Communities

New pavilion helping school transform Ardwick

8 Feb 2018
Tarun Kapur, Dean Trust Ardwick

Kids in tough Manchester suburb have safe place to play sport thanks to investment from Premier League & The FA Facilities Fund

"It's very simple. If you are in school, you will do well." 

For Tarun Kapur CBE, Dean Trust Ardwick, a secondary school in a suburb of Manchester, was a way to change the outlook for the people living there.

"Ardwick is perceived as pretty tough," says Kapur, CEO of the Dean Trust. "It's in one of the most deprived wards in the country.

The school was opened in Manchester in 2015 in an area in real need of investment.

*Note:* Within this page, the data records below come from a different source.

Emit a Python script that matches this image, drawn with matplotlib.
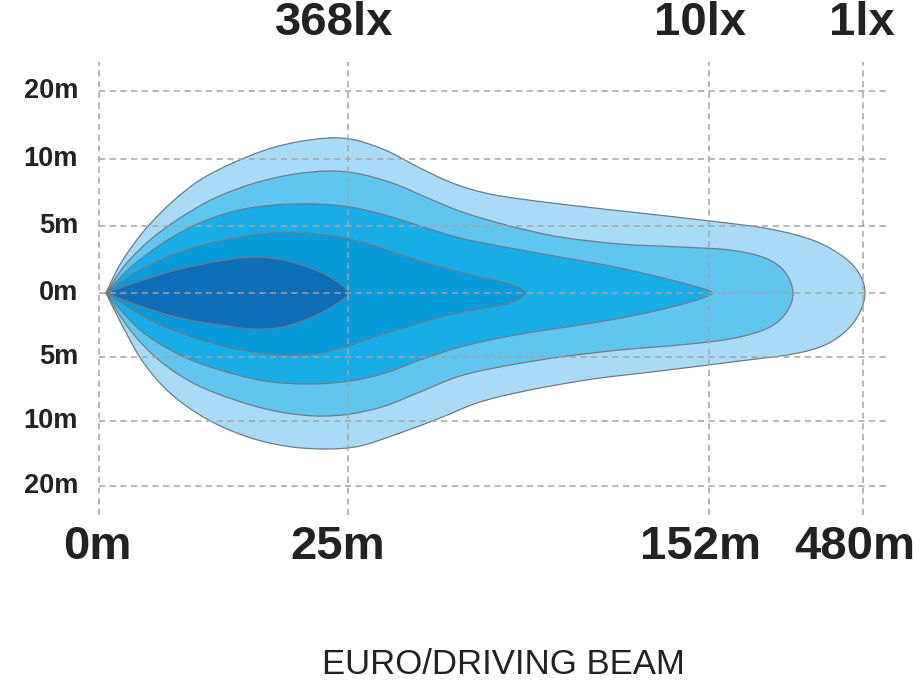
import numpy as np
import matplotlib.pyplot as plt
from matplotlib.path import Path
from matplotlib.patches import PathPatch

# ----------------------------------------------------
# Layout of the schematic (pixel-like units, y = offset from beam axis)
# ----------------------------------------------------
dist_labels = ['0m', '25m', '152m', '480m']
dist_pos = [99, 348, 709, 863]
lux_labels = ['368lx', '10lx', '1lx']
lux_pos = [334, 700, 862]
width_labels = ['20m', '10m', '5m', '0m', '5m', '10m', '20m']
width_pos = [202, 134, 67, 0, -64, -128, -193]

# Isolux outlines: tip -> top edge -> nose -> bottom edge -> tip
zone1_x = [106, 118, 133, 150, 172, 200, 235, 275, 317, 350, 385, 420, 455, 495, 560, 640, 710,
           770, 815, 845, 860, 865, 860, 847, 825, 793, 740, 660, 593, 530, 480, 440, 400,
           360, 325, 285, 245, 205, 170, 143, 122, 106]
zone1_y = [0, 25, 48, 69, 91, 113, 131, 146, 154, 154, 143, 125, 109, 98, 89, 80, 72,
           64, 52, 35, 18, 0, -19, -37, -52, -61, -68, -78, -86, -97, -109, -125, -140,
           -153, -156, -153, -143, -125, -100, -69, -32, 0]

zone2_x = [106, 125, 150, 180, 215, 255, 295, 330, 360, 395, 430, 465, 510, 560, 620, 680, 730,
           765, 785, 793, 786, 768, 735, 690, 620, 560, 505, 460, 420, 385, 350, 315, 275,
           235, 195, 160, 130, 106]
zone2_y = [0, 28, 53, 75, 95, 110, 119, 122, 119, 109, 94, 80, 67, 56, 49, 46, 43,
           35, 21, 0, -20, -35, -45, -51, -57, -64, -73, -83, -99, -113, -121, -123, -118,
           -107, -91, -68, -37, 0]

zone3_x = [106, 130, 160, 195, 235, 275, 315, 350, 385, 420, 460, 510, 560, 610, 655, 690, 712,
           690, 655, 610, 560, 510, 460, 420, 385, 350, 310, 265, 220, 180, 140, 106]
zone3_y = [0, 25, 48, 68, 82, 88, 89, 86, 78, 67, 55, 45, 36, 27, 17, 8, 0,
           -9, -18, -27, -35, -43, -54, -67, -80, -88, -91, -88, -77, -62, -37, 0]

zone4_x = [106, 140, 180, 225, 270, 305, 340, 375, 410, 445, 480, 510, 525,
           510, 480, 445, 410, 375, 345, 315, 280, 240, 195, 150, 106]
zone4_y = [0, 23, 41, 53, 60, 60, 56, 47, 35, 25, 16, 9, 0,
           -10, -16, -23, -33, -44, -54, -61, -62, -57, -45, -27, 0]

zone5_x = [106, 140, 180, 220, 253, 283, 310, 333, 348, 333, 310, 283, 253, 220, 180, 140, 106]
zone5_y = [0, 12, 24, 32, 36, 33, 25, 14, 0, -13, -25, -34, -36, -32, -25, -13, 0]

zones = [(zone1_x, zone1_y, '#a9dbf6'),
         (zone2_x, zone2_y, '#60c5ef'),
         (zone3_x, zone3_y, '#18ade9'),
         (zone4_x, zone4_y, '#0899da'),
         (zone5_x, zone5_y, '#0d6db8')]


def smooth_path(xs, ys):
    # Catmull-Rom through the outline points, expressed as cubic Bezier segments
    pts = np.column_stack([xs, ys]).astype(float)
    ext = np.vstack([pts[0], pts, pts[-1]])
    verts = [pts[0]]
    codes = [Path.MOVETO]
    for i in range(1, len(ext) - 2):
        p0, p1, p2, p3 = ext[i - 1], ext[i], ext[i + 1], ext[i + 2]
        verts += [p1 + (p2 - p0) / 6.0, p2 - (p3 - p1) / 6.0, p2]
        codes += [Path.CURVE4] * 3
    verts.append(pts[0])
    codes.append(Path.CLOSEPOLY)
    return Path(verts, codes)


fig = plt.figure(figsize=(9.21, 6.89), dpi=100)
ax = fig.add_axes([0, 0, 1, 1])
ax.set_xlim(0, 921)
ax.set_ylim(293 - 689, 293)
ax.axis('off')

for zx, zy, col in zones:
    ax.add_patch(PathPatch(smooth_path(zx, zy), facecolor=col,
                           edgecolor='#6d7c89', linewidth=0.9, zorder=2))

# dashed grid drawn over the beam
grid_kw = dict(colors='#a3a3a8', linestyles=(0, (4, 3)), linewidth=1.1, zorder=3)
ax.hlines(width_pos, 99, 887, **grid_kw)
ax.vlines(dist_pos, -222, 231, **grid_kw)

bold = dict(family='Liberation Sans', weight='bold', color='#222222')
for lab, y in zip(width_labels, width_pos):
    ax.text(78, y, lab, fontsize=19.5, ha='right', va='center', **bold)

bottom_x = [97, 338, 700, 855]
for lab, x in zip(dist_labels, bottom_x):
    ax.text(x, 293 - 547, lab, fontsize=34, ha='center', va='center', **bold)

for lab, x in zip(lux_labels, lux_pos):
    ax.text(x, 293 - 23, lab, fontsize=34, ha='center', va='center', **bold)

ax.text(503, 293 - 665, 'EURO/DRIVING BEAM', fontsize=25, ha='center', va='center',
        family='Liberation Sans', color='#222222')

fig.savefig('out.png', dpi=100)
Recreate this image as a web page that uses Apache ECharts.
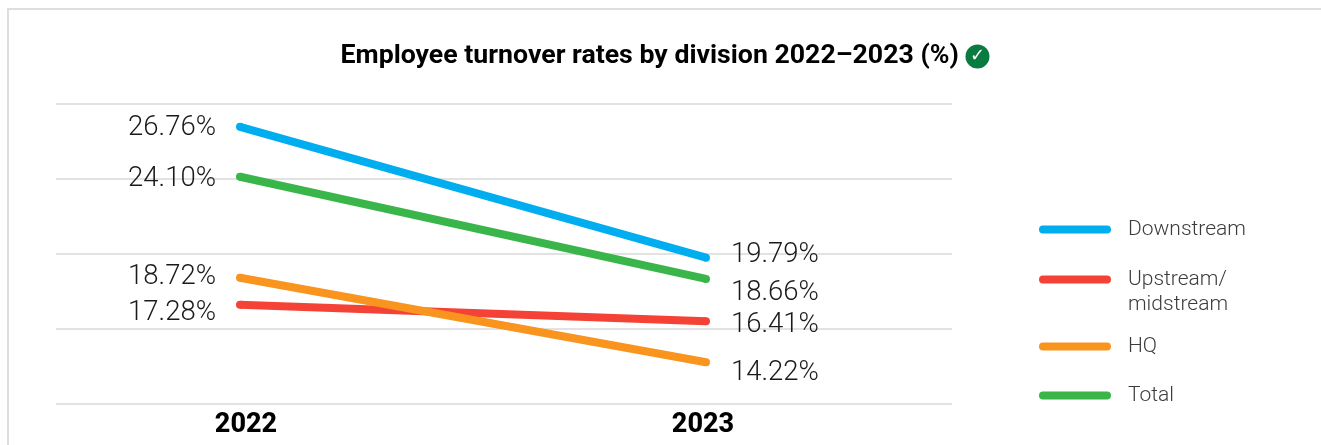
<!DOCTYPE html>
<html>
<head>
<meta charset="utf-8">
<style>
  html, body { margin: 0; padding: 0; background: #fff; }
  #frame { position: absolute; left: 7px; top: 8px; right: 0; bottom: 0; border-left: 2px solid #dedede; border-top: 2px solid #dedede; }
  #chart { position: absolute; left: 0; top: 0; width: 1321px; height: 445px; }
</style>
<script src="https://cdn.jsdelivr.net/npm/echarts@6/dist/echarts.min.js"></script>
</head>
<body>
<div id="frame"></div>
<div id="chart"></div>
<script>
const years = [2022, 2023];
const downstream = [26.76, 19.79];
const upstream = [17.28, 16.41];
const hq = [18.72, 14.22];
const total = [24.10, 18.66];
const seriesNames = ['Downstream', 'Upstream/\nmidstream', 'HQ', 'Total'];
const titleText = 'Employee turnover rates by division 2022–2023 (%)';

// Per-series drawing details: colour, legend row, and label nudges that keep labels apart.
const looks = [
  { values: downstream, color: '#00AEEF', legendTop: 217, nudge: [1, -2.5] },
  { values: upstream, color: '#F44336', legendTop: 242, nudge: [8, 4] },
  { values: hq, color: '#F9941E', legendTop: 334, nudge: [-0.5, 11] },
  { values: total, color: '#3AB54A', legendTop: 383, nudge: [2, 14] }
];

const labelFont = { fontFamily: 'Roboto', fontWeight: 300, fontSize: 27.5, color: '#1a1a1a' };
const yearFont = { fontFamily: 'Roboto', fontWeight: 800, fontSize: 27, color: '#000' };
const pillIcon = 'path://M4 0H68A4 4 0 0 1 68 8H4A4 4 0 0 1 4 0Z';

const chart = echarts.init(document.getElementById('chart'), null, { renderer: 'canvas' });

chart.setOption({
  animation: false,
  backgroundColor: 'transparent',
  title: {
    left: 660,
    textAlign: 'center',
    top: 38,
    text: titleText + ' {icon|✓}',
    textStyle: {
      fontFamily: 'Roboto',
      fontWeight: 700,
      fontSize: 26.7,
      color: '#000',
      rich: {
        icon: {
          width: 24,
          height: 24,
          lineHeight: 24,
          borderRadius: 12,
          backgroundColor: '#0A7B3E',
          color: '#fff',
          align: 'center',
          fontFamily: 'DejaVu Sans',
          fontWeight: 700,
          fontSize: 18
        }
      }
    }
  },
  grid: { left: 56, width: 896, top: 103.5, height: 300.5, containLabel: false },
  xAxis: {
    type: 'value',
    min: 2021.6052,
    max: 2023.5279,
    axisLine: { show: false },
    axisTick: { show: false },
    splitLine: { show: false },
    axisLabel: {
      customValues: years,
      margin: 8,
      formatter: v => (v === 2022 ? '{a|' + v + '}' : '{b|' + v + '}'),
      rich: {
        a: { ...yearFont, padding: [0, 0, 0, 12] },
        b: { ...yearFont, padding: [0, 6, 0, 0] }
      }
    }
  },
  yAxis: {
    type: 'value',
    min: 12,
    max: 28,
    interval: 4,
    axisLine: { show: false },
    axisTick: { show: false },
    axisLabel: { show: false },
    splitLine: { show: true, lineStyle: { color: '#d9d9d9', width: 1.5 } }
  },
  legend: looks.map((look, i) => ({
    left: 1039,
    top: look.legendTop,
    orient: 'vertical',
    selectedMode: false,
    icon: pillIcon,
    itemWidth: 72,
    itemHeight: 8,
    itemGap: 0,
    padding: 0,
    data: [seriesNames[i]],
    // A blank first row centres the key on the first line of a two-line name.
    formatter: name => (name.includes('\n') ? ' \n' + name : name),
    textStyle: { fontFamily: 'Roboto', fontWeight: 300, fontSize: 21, lineHeight: 25, color: '#3c3c3c', padding: [0, 0, 0, 12] }
  })),
  series: looks.map((look, i) => ({
    name: seriesNames[i],
    type: 'line',
    symbol: 'circle',
    symbolSize: 8,
    lineStyle: { color: look.color, width: 8 },
    itemStyle: { color: look.color },
    data: look.values.map((v, j) => ({
      value: [years[j], v],
      label: {
        show: true,
        position: j === 0 ? 'left' : 'right',
        distance: j === 0 ? 20 : 21,
        offset: [0, look.nudge[j]],
        formatter: v.toFixed(2) + '%',
        ...labelFont
      }
    }))
  }))
});
</script>
</body>
</html>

"The school is located on an old mill and scrubland that was used for drug running.

School pride

"So the local community was delighted they had something nice to look at, something their children could use."

The school had many things to be proud of, including a 3G pitch, but it was still a struggle to get the kids and the community to use it all day round.

"We had two changing rooms and 1,200 children, which is clearly not enough," Tarun adds. "We wanted to make it a true community school."

That has been resolved with a new sports pavilion built with money from the Premier League & The FA Facilities Fund.

"The children are so proud of their school," Tarun adds. "The pavilion is here for the children of the school but more importantly for the community that we serve.

"We aim to keep them healthy, interested in education, sport, football; it's a real holistic approach to changing a community.

"When they see young people enjoying themselves in an organised and safe manner, they feel much more secure in where they live.

"As our children have something special to come to school for, those who might think otherwise now want to be in school to use the facilities.

"If it's open before school starts, they will come in and then they will be early for lessons.

"It's very simple. If you are in school, you will do well."

Man Utd Foundation support

The pavilion was built with a grant of £676,098 from the Facilities Fund, delivered by the Football Foundation, and it will also help the Manchester United Foundation, who have coaches working with the children at the school from dawn until dusk.

"For those youngsters who could just drop off the edge, the Foundation helps us to spot them early and re-engage them," Tarun says. "It's a route to college, university and employability.

"Looking out on the pitch now, we have a mixed group of girls, some wearing hijabs, who traditionally may not have played football.

"There isn't much money here but what we are trying to do is provide something which the community can feel proud of as it belongs to them."